◆ Rows from a dataset of charts and code
start
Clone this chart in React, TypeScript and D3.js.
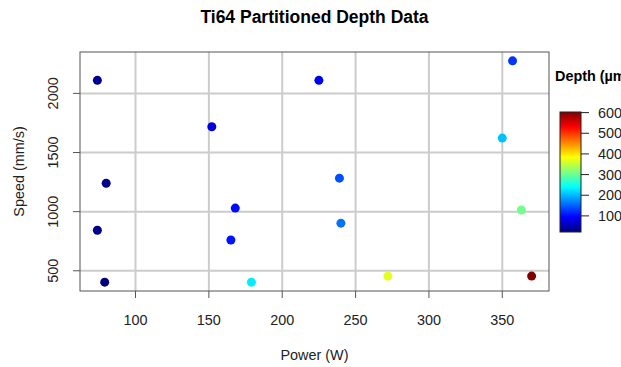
import React from 'react';
import { scaleLinear, extent } from 'd3';

// Ti64 partitioned depth data: power (W), speed (mm/s), depth (µm)
const power = [74, 152, 225, 80, 239, 168, 74, 165, 240, 79, 179, 357, 350, 363, 272, 370];
const speed = [2110, 1718, 2110, 1240, 1283, 1030, 843, 760, 903, 404, 404, 2275, 1622, 1014, 455, 455];
const depth = [35, 75, 90, 30, 140, 100, 28, 105, 160, 22, 230, 125, 205, 305, 370, 603];

const xTicks = [100, 150, 200, 250, 300, 350];
const yTicks = [500, 1000, 1500, 2000];
const depthTicks = [100, 200, 300, 400, 500, 600];

// jet palette like R's colorRampPalette
const jet = ['#00007F', '#0000FF', '#007FFF', '#00FFFF', '#7FFF7F', '#FFFF00', '#FF7F00', '#FF0000', '#7F0000'];

const W = 621;
const H = 367;
const plot = { left: 80, right: 549, top: 52, bottom: 291 };
const bar = { x: 560, w: 21, top: 112, bottom: 232 };
const font = '"Liberation Sans", Arial, sans-serif';
const fs = 14.4;

// R style 4% padding on the data range
const pad = (ext: [number, number]) => {
  const d = (ext[1] - ext[0]) * 0.04;
  return [ext[0] - d, ext[1] + d];
};

const App = () => {
  const xScale = scaleLinear()
    .domain(pad(extent(power) as [number, number]))
    .range([plot.left, plot.right]);
  const yScale = scaleLinear()
    .domain(pad(extent(speed) as [number, number]))
    .range([plot.bottom, plot.top]);

  const dExt = extent(depth) as [number, number];
  const colorScale = scaleLinear<string>()
    .domain(jet.map((_, i) => dExt[0] + (i * (dExt[1] - dExt[0])) / (jet.length - 1)))
    .range(jet);
  const barScale = scaleLinear().domain(dExt).range([bar.bottom, bar.top]);

  return (
    <svg
      width={W}
      height={H}
      style={{ position: 'absolute', left: 0, top: 0, background: '#fff' }}
      fontFamily={font}
    >
      <defs>
        <linearGradient id="jet" x1="0" y1="1" x2="0" y2="0">
          {jet.map((c, i) => (
            <stop key={i} offset={i / (jet.length - 1)} stopColor={c} />
          ))}
        </linearGradient>
      </defs>

      <text x={(plot.left + plot.right) / 2} y={23} textAnchor="middle" fontWeight="bold" fontSize={17.5}>
        Ti64 Partitioned Depth Data
      </text>

      {/* grid */}
      {xTicks.map(t => (
        <line key={'gx' + t} x1={xScale(t)} x2={xScale(t)} y1={plot.top} y2={plot.bottom} stroke="#cccccc" strokeWidth={2} />
      ))}
      {yTicks.map(t => (
        <line key={'gy' + t} x1={plot.left} x2={plot.right} y1={yScale(t)} y2={yScale(t)} stroke="#cccccc" strokeWidth={2} />
      ))}

      {/* points */}
      {power.map((p, i) => (
        <circle key={i} cx={xScale(p)} cy={yScale(speed[i])} r={4.5} fill={colorScale(depth[i])} />
      ))}

      <rect
        x={plot.left}
        y={plot.top}
        width={plot.right - plot.left}
        height={plot.bottom - plot.top}
        fill="none"
        stroke="#555"
        strokeWidth={1}
      />

      {/* x axis */}
      {xTicks.map(t => (
        <g key={'x' + t}>
          <line x1={xScale(t)} x2={xScale(t)} y1={plot.bottom} y2={plot.bottom + 7} stroke="#555" />
          <text x={xScale(t)} y={plot.bottom + 34} textAnchor="middle" fontSize={fs} fill="#222">
            {t}
          </text>
        </g>
      ))}
      <text x={(plot.left + plot.right) / 2} y={360} textAnchor="middle" fontSize={fs} fill="#222">
        Power (W)
      </text>

      {/* y axis */}
      {yTicks.map(t => (
        <g key={'y' + t}>
          <line x1={plot.left - 7} x2={plot.left} y1={yScale(t)} y2={yScale(t)} stroke="#555" />
          <text
            transform={`translate(${plot.left - 22},${yScale(t)}) rotate(-90)`}
            textAnchor="middle"
            fontSize={fs}
            fill="#222"
          >
            {t}
          </text>
        </g>
      ))}
      <text
        transform={`translate(24,${(plot.top + plot.bottom) / 2}) rotate(-90)`}
        textAnchor="middle"
        fontSize={fs}
        fill="#222"
      >
        Speed (mm/s)
      </text>

      {/* colour bar */}
      <text x={555} y={81} fontSize={fs} fontWeight="bold">
        Depth (µm)
      </text>
      <rect x={bar.x} y={bar.top} width={bar.w} height={bar.bottom - bar.top} fill="url(#jet)" stroke="#222" />
      {depthTicks.map(t => (
        <g key={'d' + t}>
          <line x1={bar.x + bar.w} x2={bar.x + bar.w + 8} y1={barScale(t)} y2={barScale(t)} stroke="#222" />
          <text x={bar.x + bar.w + 17} y={barScale(t) + 5} fontSize={fs} fill="#222">
            {t}
          </text>
        </g>
      ))}
    </svg>
  );
};

export default App;
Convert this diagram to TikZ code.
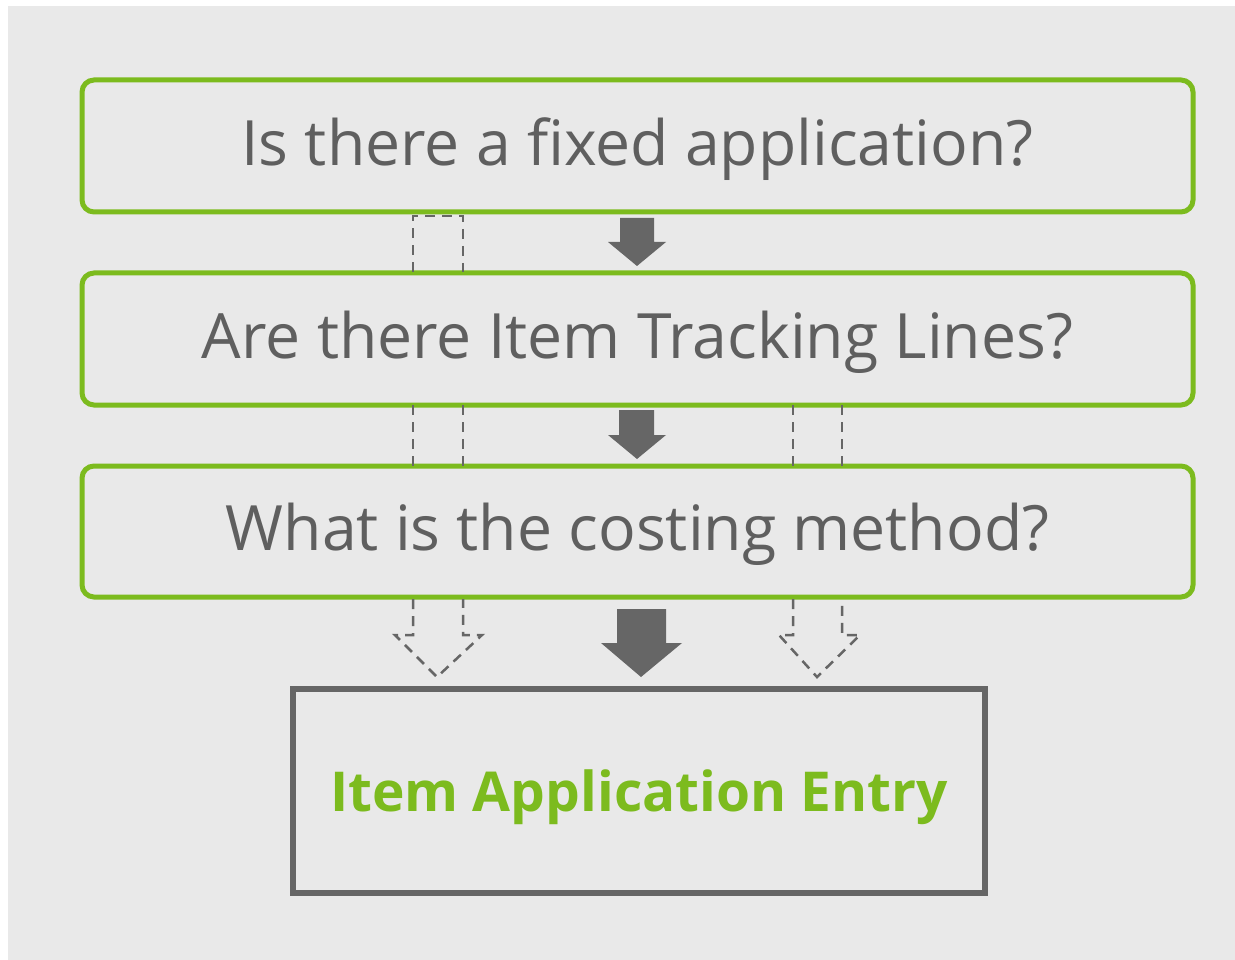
\documentclass[tikz,border=0pt]{standalone}
\usepackage{fontspec}
\setmainfont{Open Sans}
\definecolor{bggray}{RGB}{233,233,233}
\definecolor{boxgreen}{RGB}{124,187,30}
\definecolor{txtgray}{RGB}{95,95,95}
\definecolor{arrgray}{RGB}{102,102,102}
\tikzset{
  qbox/.style={draw=boxgreen, line width=5pt, rounded corners=12pt, fill=bggray},
  qtext/.style={text=txtgray, font=\fontsize{62.5}{70}\selectfont, inner sep=0pt, anchor=center},
  ebox/.style={draw=arrgray, line width=6pt, fill=bggray},
  etext/.style={text=boxgreen, font=\bfseries\fontsize{55}{64}\selectfont, inner sep=0pt, anchor=center},
  solidarr/.style={fill=arrgray, draw=none},
  dashline/.style={draw=arrgray, line width=2.5pt, dash pattern=on 10pt off 7pt}
}
\begin{document}
\begin{tikzpicture}[x=1pt,y=-1pt]
\useasboundingbox (0,0) rectangle (1235,960);
\fill[white] (0,0) rectangle (1235,960);
\fill[bggray] (8,6) rectangle (1235,960);

% boxes
\draw[qbox] (82,80) rectangle (1193,212);
\node[qtext] (q1) at (637.5,149) {Is there a fixed application?};
\draw[qbox] (82,273) rectangle (1193,405);
\node[qtext] (q2) at (637.5,342) {Are there Item Tracking Lines?};
\draw[qbox] (82,466) rectangle (1193,597);
\node[qtext] (q3) at (637.5,534) {What is the costing method?};
\draw[ebox] (293,689) rectangle (985,893);
\node[etext] (e) at (639,797) {Item Application Entry};

% solid arrows
\fill[solidarr] (620,218) -- (654,218) -- (654,242) -- (666,242) -- (637,266) -- (608,242) -- (620,242) -- cycle;
\fill[solidarr] (619,410) -- (654,410) -- (654,435) -- (666,435) -- (637,459) -- (608,435) -- (619,435) -- cycle;
\fill[solidarr] (617,609) -- (666,609) -- (666,643) -- (682,643) -- (641,677) -- (601,643) -- (617,643) -- cycle;

% dashed paths
\draw[dashline] (413,272) -- (413,216) -- (463,216) -- (463,272);
\draw[dashline] (413,405) -- (413,466);
\draw[dashline] (463,405) -- (463,466);
\draw[dashline] (793,405) -- (793,466);
\draw[dashline] (842,405) -- (842,466);
\draw[dashline] (413,599) -- (413,635) -- (395,635) -- (437,677) -- (482,635) -- (463,635) -- (463,599);
\draw[dashline] (793,599) -- (793,635) -- (779,635) -- (817,677) -- (860,635) -- (842,635) -- (842,599);
\end{tikzpicture}
\end{document}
end
◆ INSTRUCTIONS FOR THE TASK
Return all of the entries word for word, but omit the pictures.

◆ OUTPUT BELOW
Clone this chart in React, TypeScript and D3.js.
import React from 'react';
import { scaleLinear, extent } from 'd3';

// Ti64 partitioned depth data: power (W), speed (mm/s), depth (µm)
const power = [74, 152, 225, 80, 239, 168, 74, 165, 240, 79, 179, 357, 350, 363, 272, 370];
const speed = [2110, 1718, 2110, 1240, 1283, 1030, 843, 760, 903, 404, 404, 2275, 1622, 1014, 455, 455];
const depth = [35, 75, 90, 30, 140, 100, 28, 105, 160, 22, 230, 125, 205, 305, 370, 603];

const xTicks = [100, 150, 200, 250, 300, 350];
const yTicks = [500, 1000, 1500, 2000];
const depthTicks = [100, 200, 300, 400, 500, 600];

// jet palette like R's colorRampPalette
const jet = ['#00007F', '#0000FF', '#007FFF', '#00FFFF', '#7FFF7F', '#FFFF00', '#FF7F00', '#FF0000', '#7F0000'];

const W = 621;
const H = 367;
const plot = { left: 80, right: 549, top: 52, bottom: 291 };
const bar = { x: 560, w: 21, top: 112, bottom: 232 };
const font = '"Liberation Sans", Arial, sans-serif';
const fs = 14.4;

// R style 4% padding on the data range
const pad = (ext: [number, number]) => {
  const d = (ext[1] - ext[0]) * 0.04;
  return [ext[0] - d, ext[1] + d];
};

const App = () => {
  const xScale = scaleLinear()
    .domain(pad(extent(power) as [number, number]))
    .range([plot.left, plot.right]);
  const yScale = scaleLinear()
    .domain(pad(extent(speed) as [number, number]))
    .range([plot.bottom, plot.top]);

  const dExt = extent(depth) as [number, number];
  const colorScale = scaleLinear<string>()
    .domain(jet.map((_, i) => dExt[0] + (i * (dExt[1] - dExt[0])) / (jet.length - 1)))
    .range(jet);
  const barScale = scaleLinear().domain(dExt).range([bar.bottom, bar.top]);

  return (
    <svg
      width={W}
      height={H}
      style={{ position: 'absolute', left: 0, top: 0, background: '#fff' }}
      fontFamily={font}
    >
      <defs>
        <linearGradient id="jet" x1="0" y1="1" x2="0" y2="0">
          {jet.map((c, i) => (
            <stop key={i} offset={i / (jet.length - 1)} stopColor={c} />
          ))}
        </linearGradient>
      </defs>

      <text x={(plot.left + plot.right) / 2} y={23} textAnchor="middle" fontWeight="bold" fontSize={17.5}>
        Ti64 Partitioned Depth Data
      </text>

      {/* grid */}
      {xTicks.map(t => (
        <line key={'gx' + t} x1={xScale(t)} x2={xScale(t)} y1={plot.top} y2={plot.bottom} stroke="#cccccc" strokeWidth={2} />
      ))}
      {yTicks.map(t => (
        <line key={'gy' + t} x1={plot.left} x2={plot.right} y1={yScale(t)} y2={yScale(t)} stroke="#cccccc" strokeWidth={2} />
      ))}

      {/* points */}
      {power.map((p, i) => (
        <circle key={i} cx={xScale(p)} cy={yScale(speed[i])} r={4.5} fill={colorScale(depth[i])} />
      ))}

      <rect
        x={plot.left}
        y={plot.top}
        width={plot.right - plot.left}
        height={plot.bottom - plot.top}
        fill="none"
        stroke="#555"
        strokeWidth={1}
      />

      {/* x axis */}
      {xTicks.map(t => (
        <g key={'x' + t}>
          <line x1={xScale(t)} x2={xScale(t)} y1={plot.bottom} y2={plot.bottom + 7} stroke="#555" />
          <text x={xScale(t)} y={plot.bottom + 34} textAnchor="middle" fontSize={fs} fill="#222">
            {t}
          </text>
        </g>
      ))}
      <text x={(plot.left + plot.right) / 2} y={360} textAnchor="middle" fontSize={fs} fill="#222">
        Power (W)
      </text>

      {/* y axis */}
      {yTicks.map(t => (
        <g key={'y' + t}>
          <line x1={plot.left - 7} x2={plot.left} y1={yScale(t)} y2={yScale(t)} stroke="#555" />
          <text
            transform={`translate(${plot.left - 22},${yScale(t)}) rotate(-90)`}
            textAnchor="middle"
            fontSize={fs}
            fill="#222"
          >
            {t}
          </text>
        </g>
      ))}
      <text
        transform={`translate(24,${(plot.top + plot.bottom) / 2}) rotate(-90)`}
        textAnchor="middle"
        fontSize={fs}
        fill="#222"
      >
        Speed (mm/s)
      </text>

      {/* colour bar */}
      <text x={555} y={81} fontSize={fs} fontWeight="bold">
        Depth (µm)
      </text>
      <rect x={bar.x} y={bar.top} width={bar.w} height={bar.bottom - bar.top} fill="url(#jet)" stroke="#222" />
      {depthTicks.map(t => (
        <g key={'d' + t}>
          <line x1={bar.x + bar.w} x2={bar.x + bar.w + 8} y1={barScale(t)} y2={barScale(t)} stroke="#222" />
          <text x={bar.x + bar.w + 17} y={barScale(t) + 5} fontSize={fs} fill="#222">
            {t}
          </text>
        </g>
      ))}
    </svg>
  );
};

export default App;
Convert this diagram to TikZ code.
\documentclass[tikz,border=0pt]{standalone}
\usepackage{fontspec}
\setmainfont{Open Sans}
\definecolor{bggray}{RGB}{233,233,233}
\definecolor{boxgreen}{RGB}{124,187,30}
\definecolor{txtgray}{RGB}{95,95,95}
\definecolor{arrgray}{RGB}{102,102,102}
\tikzset{
  qbox/.style={draw=boxgreen, line width=5pt, rounded corners=12pt, fill=bggray},
  qtext/.style={text=txtgray, font=\fontsize{62.5}{70}\selectfont, inner sep=0pt, anchor=center},
  ebox/.style={draw=arrgray, line width=6pt, fill=bggray},
  etext/.style={text=boxgreen, font=\bfseries\fontsize{55}{64}\selectfont, inner sep=0pt, anchor=center},
  solidarr/.style={fill=arrgray, draw=none},
  dashline/.style={draw=arrgray, line width=2.5pt, dash pattern=on 10pt off 7pt}
}
\begin{document}
\begin{tikzpicture}[x=1pt,y=-1pt]
\useasboundingbox (0,0) rectangle (1235,960);
\fill[white] (0,0) rectangle (1235,960);
\fill[bggray] (8,6) rectangle (1235,960);

% boxes
\draw[qbox] (82,80) rectangle (1193,212);
\node[qtext] (q1) at (637.5,149) {Is there a fixed application?};
\draw[qbox] (82,273) rectangle (1193,405);
\node[qtext] (q2) at (637.5,342) {Are there Item Tracking Lines?};
\draw[qbox] (82,466) rectangle (1193,597);
\node[qtext] (q3) at (637.5,534) {What is the costing method?};
\draw[ebox] (293,689) rectangle (985,893);
\node[etext] (e) at (639,797) {Item Application Entry};

% solid arrows
\fill[solidarr] (620,218) -- (654,218) -- (654,242) -- (666,242) -- (637,266) -- (608,242) -- (620,242) -- cycle;
\fill[solidarr] (619,410) -- (654,410) -- (654,435) -- (666,435) -- (637,459) -- (608,435) -- (619,435) -- cycle;
\fill[solidarr] (617,609) -- (666,609) -- (666,643) -- (682,643) -- (641,677) -- (601,643) -- (617,643) -- cycle;

% dashed paths
\draw[dashline] (413,272) -- (413,216) -- (463,216) -- (463,272);
\draw[dashline] (413,405) -- (413,466);
\draw[dashline] (463,405) -- (463,466);
\draw[dashline] (793,405) -- (793,466);
\draw[dashline] (842,405) -- (842,466);
\draw[dashline] (413,599) -- (413,635) -- (395,635) -- (437,677) -- (482,635) -- (463,635) -- (463,599);
\draw[dashline] (793,599) -- (793,635) -- (779,635) -- (817,677) -- (860,635) -- (842,635) -- (842,599);
\end{tikzpicture}
\end{document}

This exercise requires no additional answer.